The motor and gear box then fits in the slots and you can screw in place.
Note: the green ground wire and red wire are tape together. the ground wire to gorund a red wire to closest terminal. White wire to terminal on bottom.
Slid unit part way back in freezer, reach in back and connect plug. (only connects one way)
Then slide rest of the way in, insert screw to hold in place. Good Luck, mine works great.

cool was freezing up causing ther fridge to get warm

  • Customer: richard from north berwick ME
  • Difficulty: Really easy
  • Time to Complete: 15 - 30 mins
  • Tools Required: Nutdriver
  • 3 of 3 people found this instruction helpful
1.Pulled all ther baskets and shelves out of freezer and unplugged unit.
2. Using a nut driver remove screws holding coil covers in place on the back wall.
3.Use a hair dryer to fully defrost the coil in the freezer allowing you to unplug the electrical connector and take the thermastat control switch off the cooling tube.
4. Pull out aluminum pin between coils holding heater coil in place on right side.
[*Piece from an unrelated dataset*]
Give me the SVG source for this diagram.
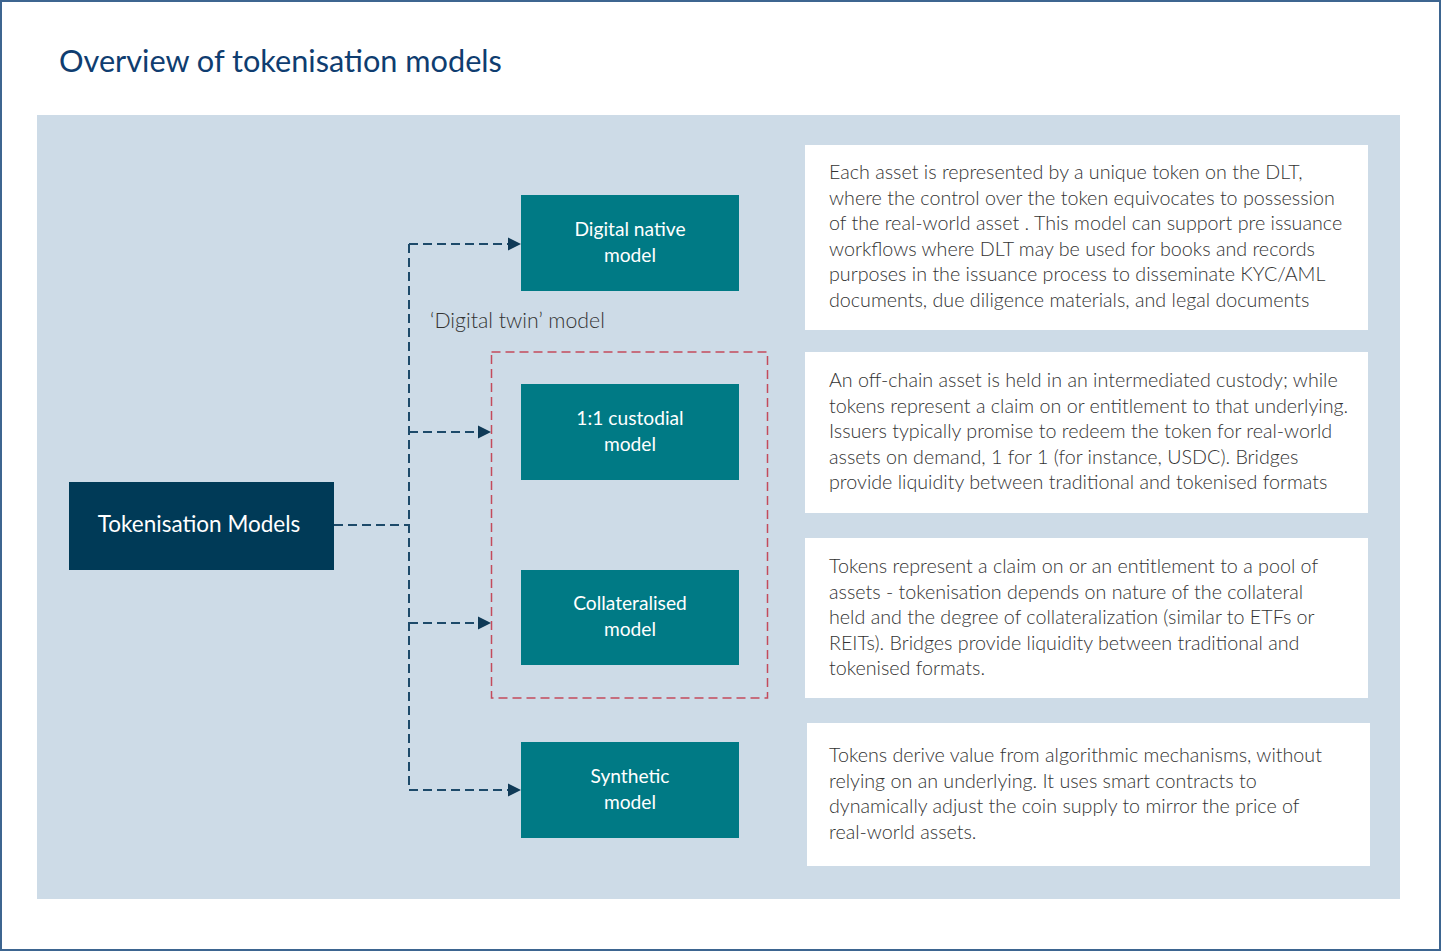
<svg xmlns="http://www.w3.org/2000/svg" width="1441" height="951" viewBox="0 0 1441 951">
<defs>
<style>
.frame{fill:#ffffff;stroke:#3d6590;stroke-width:2}
.panel{fill:#cddbe7}
.title{font-family:Lato,"Liberation Sans",sans-serif;font-size:30.7px;fill:#0f3d70}
.root{fill:#003a57}
.model{fill:#007a85}
.ntext{font-family:Lato,"Liberation Sans",sans-serif;font-size:19.2px;fill:#ffffff;text-anchor:middle}
.rtext{font-family:Lato,"Liberation Sans",sans-serif;font-size:22.5px;fill:#ffffff;text-anchor:middle}
.desc{fill:#ffffff}
.dtext{font-family:Lato,"Liberation Sans",sans-serif;font-size:19.7px;font-weight:300;fill:#333333}
.label{font-family:Lato,"Liberation Sans",sans-serif;font-size:21.3px;font-weight:300;fill:#333333}
.conn{fill:none;stroke:#1d4a6a;stroke-width:2;stroke-dasharray:9 5}
.grp{fill:none;stroke:#c44b5c;stroke-width:1.5;stroke-dasharray:9 5}
</style>
<marker id="arr" viewBox="0 0 10 10" refX="10" refY="5" markerWidth="6.5" markerHeight="7" orient="auto" markerUnits="strokeWidth">
<path d="M0,0 L10,5 L0,10 z" fill="#0f3a57"/>
</marker>
</defs>
<rect class="frame" x="1" y="1" width="1439" height="949"/>
<text class="title" x="59" y="72">Overview of tokenisation models</text>
<rect class="panel" x="37" y="115" width="1363" height="784"/>

<g id="group-digital-twin">
<rect class="grp" x="491.5" y="352" width="276" height="346"/>
<text class="label" x="430" y="328">‘Digital twin’ model</text>
</g>

<g id="connectors">
<path class="conn" d="M334,525 H409"/>
<path class="conn" d="M409,244 V790"/>
<path class="conn" d="M409,244 H521" marker-end="url(#arr)"/>
<path class="conn" d="M409,432 H491" marker-end="url(#arr)"/>
<path class="conn" d="M409,623 H491" marker-end="url(#arr)"/>
<path class="conn" d="M409,790 H521" marker-end="url(#arr)"/>
</g>

<g id="tokenisation-models">
<rect class="root" x="69" y="482" width="265" height="88"/>
<text class="rtext" x="199" y="532">Tokenisation Models</text>
</g>

<g id="digital-native">
<rect class="model" x="521" y="195" width="218" height="96"/>
<text class="ntext" x="630" y="236">Digital native</text>
<text class="ntext" x="630" y="262">model</text>
</g>

<g id="custodial">
<rect class="model" x="521" y="384" width="218" height="96"/>
<text class="ntext" x="630" y="425">1:1 custodial</text>
<text class="ntext" x="630" y="451">model</text>
</g>

<g id="collateralised">
<rect class="model" x="521" y="570" width="218" height="95"/>
<text class="ntext" x="630" y="610">Collateralised</text>
<text class="ntext" x="630" y="636">model</text>
</g>

<g id="synthetic">
<rect class="model" x="521" y="742" width="218" height="96"/>
<text class="ntext" x="630" y="783">Synthetic</text>
<text class="ntext" x="630" y="809">model</text>
</g>

<g id="desc-digital-native">
<rect class="desc" x="805" y="145" width="563" height="185"/>
<text class="dtext" x="829" y="179">Each asset is represented by a unique token on the DLT,</text>
<text class="dtext" x="829" y="204.6">where the control over the token equivocates to possession</text>
<text class="dtext" x="829" y="230.2">of the real-world asset . This model can support pre issuance</text>
<text class="dtext" x="829" y="255.8">workflows where DLT may be used for books and records</text>
<text class="dtext" x="829" y="281.4">purposes in the issuance process to disseminate KYC/AML</text>
<text class="dtext" x="829" y="307">documents, due diligence materials, and legal documents</text>
</g>

<g id="desc-custodial">
<rect class="desc" x="805" y="352" width="563" height="161"/>
<text class="dtext" x="829" y="387">An off-chain asset is held in an intermediated custody; while</text>
<text class="dtext" x="829" y="412.6">tokens represent a claim on or entitlement to that underlying.</text>
<text class="dtext" x="829" y="438.2">Issuers typically promise to redeem the token for real-world</text>
<text class="dtext" x="829" y="463.8">assets on demand, 1 for 1 (for instance, USDC). Bridges</text>
<text class="dtext" x="829" y="489.4">provide liquidity between traditional and tokenised formats</text>
</g>

<g id="desc-collateralised">
<rect class="desc" x="805" y="538" width="563" height="160"/>
<text class="dtext" x="829" y="573">Tokens represent a claim on or an entitlement to a pool of</text>
<text class="dtext" x="829" y="598.6">assets - tokenisation depends on nature of the collateral</text>
<text class="dtext" x="829" y="624.2">held and the degree of collateralization (similar to ETFs or</text>
<text class="dtext" x="829" y="649.8">REITs). Bridges provide liquidity between traditional and</text>
<text class="dtext" x="829" y="675.4">tokenised formats.</text>
</g>

<g id="desc-synthetic">
<rect class="desc" x="807" y="723" width="563" height="143"/>
<text class="dtext" x="829" y="762">Tokens derive value from algorithmic mechanisms, without</text>
<text class="dtext" x="829" y="787.6">relying on an underlying. It uses smart contracts to</text>
<text class="dtext" x="829" y="813.2">dynamically adjust the coin supply to mirror the price of</text>
<text class="dtext" x="829" y="838.8">real-world assets.</text>
</g>
</svg>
5. Remove black foam insert on right side to allow removal of coil wires
6. reverese to reinstall
* Note this heater replacemnet coil did not fix my problem. I consulted a Maytag Repairman who told me to relace it..well he was wrong so I further researched the problem and found my problem was the ADCB inside the refrigarator. I strongly suggest you replace this part first and wait 8-12 hours and recheck the condensor coil. Some frosting will occur but tha ADC ( automatic defrost control board will cause the defrost heater to come on at all diffrent times according to your usage of the appliance. total cost was under 100.00 to replace the heater coil and ADCB. A bargin compared to the $400-$500 the Maytag guy would charge to do the same.